The problem:
Let $T^n=\mathbb{R}^n/\mathbb{Z}^n$ with arbitrary Riemannian metric $g$. Prove that there exists a point $p\in T^n$ and $v\in T_p T^n$ such that $\text{Ric}_p(v)\leq 0.$
My attempt:
By this corollary form do Carmos book Riemannian geometry
We get that for $n$ even, there is a point $p\in T^n$ where sectional curvature is not positive. And thus $$k(p)=\frac{1}{n}\sum \text{Ric}_p (X_i) <0,$$ for $\{X_i\}$ orthonormal basis in $T_p T^n.$
Is my answer in even dimension wrong?

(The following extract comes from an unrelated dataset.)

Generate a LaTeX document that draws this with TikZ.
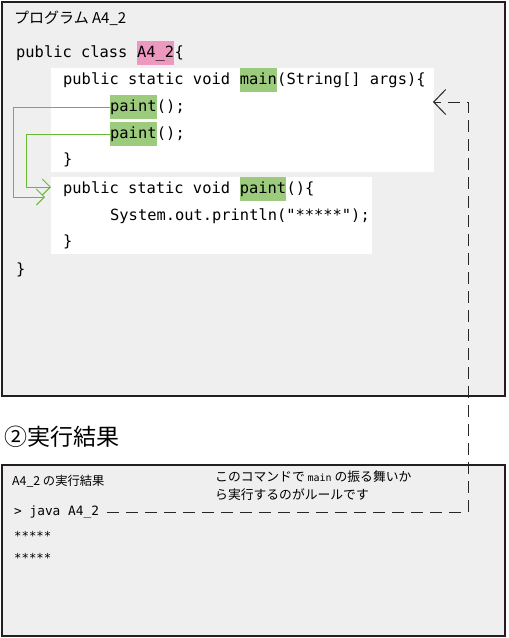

How can I solve the case of odd dimension?
Best Answer
Sectional curvature is not the right tool to use for this problem, because even if you have nonpositive sectional curvature on some $2$-planes at $p$ the averaging process in Ricci means it might end up being positive at $p$. (Also, you confused the sectional curvature with scalar curvature, which is the average of Ricci.)
Assume $\operatorname{Ric}>0$ at every point. Since $T^n$ is compact, we have $\operatorname{Ric}\geq\delta>0$ for some $\delta$. This is preserved when we lift to the universal cover $\mathbb{R}^n$, but that contradicts Bonnet-Myer's diameter bound.